Sam Raimi To Produce 'Poltergeist' Remake [Updated]

Looking back at the last info we had on MGM's proposed remake of Poltergeist, this rumor isn't very surprising. MGM CEO Roger Birnbaum gave a talk this week at his alma mater, the University of Denver, and dropped a few bits of info about two remakes the studio is working on. One was Carrie, which Birnbaum suggested may have a found-footage angle.

There was also reportedly mention of Poltergeist, a film MGM has been talking about remaking for several years. Of that project, the story goes that Birnbaum said that Sam Raimi is in talks to direct.

Update: THR reveals that Raimi is producing, rather than directing, which makes a lot more sense. As mentioned below, David Lindsay-Abaire is indeed writing the story that "focuses on a family whose house was built on a holy site and whosedaughter is taken by ghosts." Original article has the info, through a Reddit-posted description of the talk.

On one hand, the news of Raimi's involvement isn't entirely surprising because last year we heard that MGM wanted David Lindsay-Abaire to write the script.

Lindsay-Abaire is a Pulitzer-winning playwright who recently scripted Rabbit Hole. He also drafted Spider-Man 4 at Sony when Raimi was still on that series, and came on to rewrite Oz: The Great and Powerful as Raimi was developing that film. So the two men have a solid recent history together. Hiring David Lindsay-Abaire to script could have been the first stage in getting Raimi to direct.

On the other hand, Raimi and Lindsay-Abaire's involvement is yet to be confirmed, as we haven't heard back from any reps we've reached out to at this point. So don't treat this like a done deal. And this would be a somewhat surprising move for Raimi overall.

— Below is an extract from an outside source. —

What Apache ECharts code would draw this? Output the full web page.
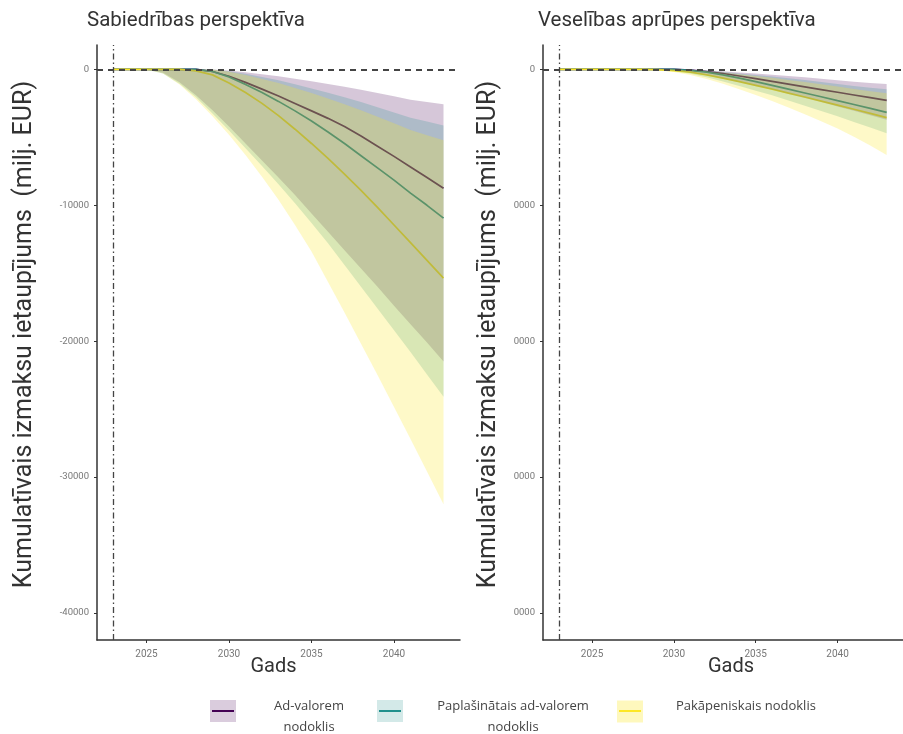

Finally, as much as I like the idea of Raimi doing more out-and-out horror, I still think Poltergeist is a movie that doesn't need to be remade. It has a great place in movie history as the flipside to E.T. (released a week apart, and both having roots in Steven Spielberg's aborted Close Encounters of the Third Kind follow-up Night Skies) and features the sort of tone that a remake isn't likely to capture. I would happily see a Raimi-directed movie that is in a similar vein, but a direct remake seems misguided.